Quando Juno fez sua primeira exibição nos Estados Unidos, bem antes de virar uma febre, meu desconfiômetro atingiu níveis elevados. Era uma produção “indie”, “criativa” e “uma gracinha”. Colocar qualquer música do Belle & Sebastian na trilha sonora de um filme já é um fato aterrorizante. Não que eu odeie Belle & Sebastian. Até gosto do último álbum. O problema é que essa coisa de trilha sonora indie é um golpe baixo. Indies adoram filme com trilha sonora indie. Nem importa muito se o filme é ruim, o importante é a trilha cool e descolada.

Não tenho problemas com filmes indies. Meu filme do coração (sim, eu também me rendo a ele de vez em quando) é Donnie Darko, um filme cheio de referências pops dos anos 80, ou seja, “super bacaninha”.

Voltando à Juno. Comprei uma barra de chocolate ao leite e fui assistir ao tal filme independente do ano. E antes que digam que entrei na sala de cinema cheio de preconceitos, lembre-se que Juno já era adorado por gente que sequer tinha visto 5 minutos seguidos do filme. Aliás, deve ter gente que se derreteu todo logo na seqüência dos créditos iniciais, toda feita com uma imagem estilizada que lembra desenho animado (uau! Que doce, que fofo). Pra essa gente nem importava o resto, já sairiam espalhando por aí que Juno é o melhor filme do ano de qualquer jeito. Logo, eu não entrei no cinema mais emocionalmente motivado do que qualquer fã de Sonic Youth.

Vamos ao fato: Juno não ruim. Juno não é ruim, mas não é ótimo. Se fosse colocar aquela escala de estrelinhas, daria 3 estrelas.
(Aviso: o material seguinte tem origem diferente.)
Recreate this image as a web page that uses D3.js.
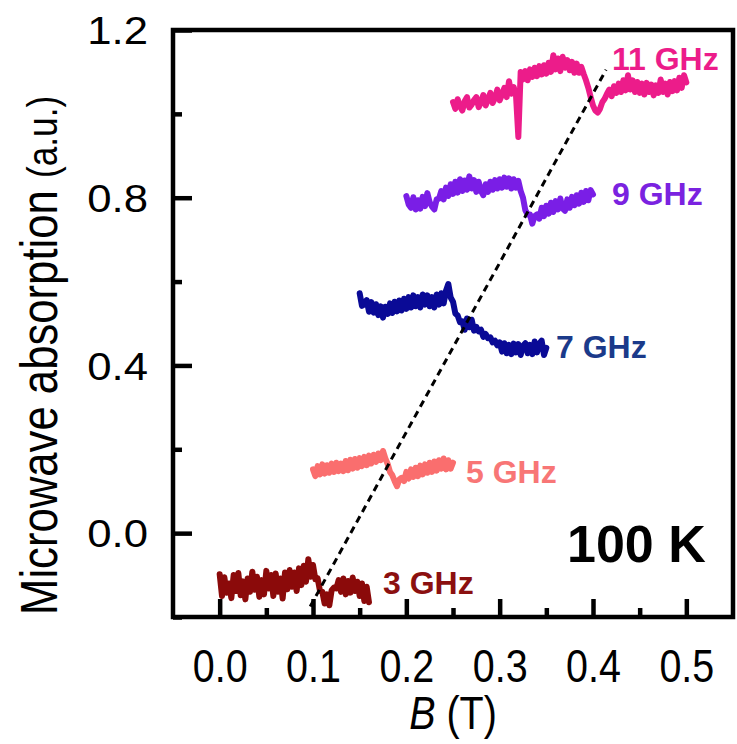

O roteiro de Diablo Cody é tão falso e forçado como a trilha sonora que chega a irritar e ser desnecessária em vários momentos, descritiva e redundante demais. Isso faz com que as músicas criem uma legenda sonora para várias cenas ou faça perder a força das imagens.

As personagens de Juno não existem. Os textos são ditos de forma tão rápida e esperta que não poderíamos nunca presenciar um diálogo como os de Juno em nossa vida cotidiana, só se tivéssemos um teleprompter em nossa frente passando um texto para ser lido. Toda a fala das personagens é pontuada por uma “tirada” esperta ou por uma piada sarcástica. Sim, as piadas são divertidas, mas cansam. Chego a pensar que Diablo Cody passou mais tempo pensando em sacadinhas para o seu texto do que desenvolvendo as personagens ou uma linha narrativa. Narrativa que se prende a um fiapo de trama que nunca sai do lugar. Os conflitos são praticamente inexistentes e as personagens parecem perdidas, sem função dramatúrgica.

Para piorar, vemos passagens absurdas e bizarras que não convencem. Juno decide abortar tão facilmente como decidiria trocar de roupa. Nenhum conflito. Outro exemplo é umas das primeiras seqüências do filme, quando Juno leva até a casa do seu namorado a cadeira na qual conceberam o bebê (!), coloca um tapete decorativo (!!) e espera sentada fumando um cachimbo (!!!). Um absurdo que só se justifica para criar uma seqüência engraçadinha.

Porém, nem tudo é uma catástrofe. Aliás, o filme só não vira uma piada de mau gosto por um único motivo: Ellen Page. A atriz consegue dar alguns fiapos de humanidade a uma personagem sem alma. Outro grande destaque é a personagem de Jennifer Garner, a única com alguns traços de realidade que são potencializados por uma interpretação surpreendente de uma atriz até então muito limitada em seus papéis.

A direção de Jason Reitman mostra-se preguiçosa e bem menos inspirada do que em “Obrigado por fumar”. Nenhuma grande seqüência, nenhum grande plano, nenhuma condução narrativa mais criativa.

Juno é um daqueles filmes fruto da nova indústria dos filmes independentes americanos. Ano que vem teremos mais um aleito como “queridinho”. Só tenho medo que a falta de idéias e mediocridade da grande indústria contamine este setor que se mostrou nos últimos anos como o mais fecundo e relevante do cinema dos Estados Unidos. Continuo odiando filmes fofinhos. Juno não me fisgou. Alíás, Juno não existe.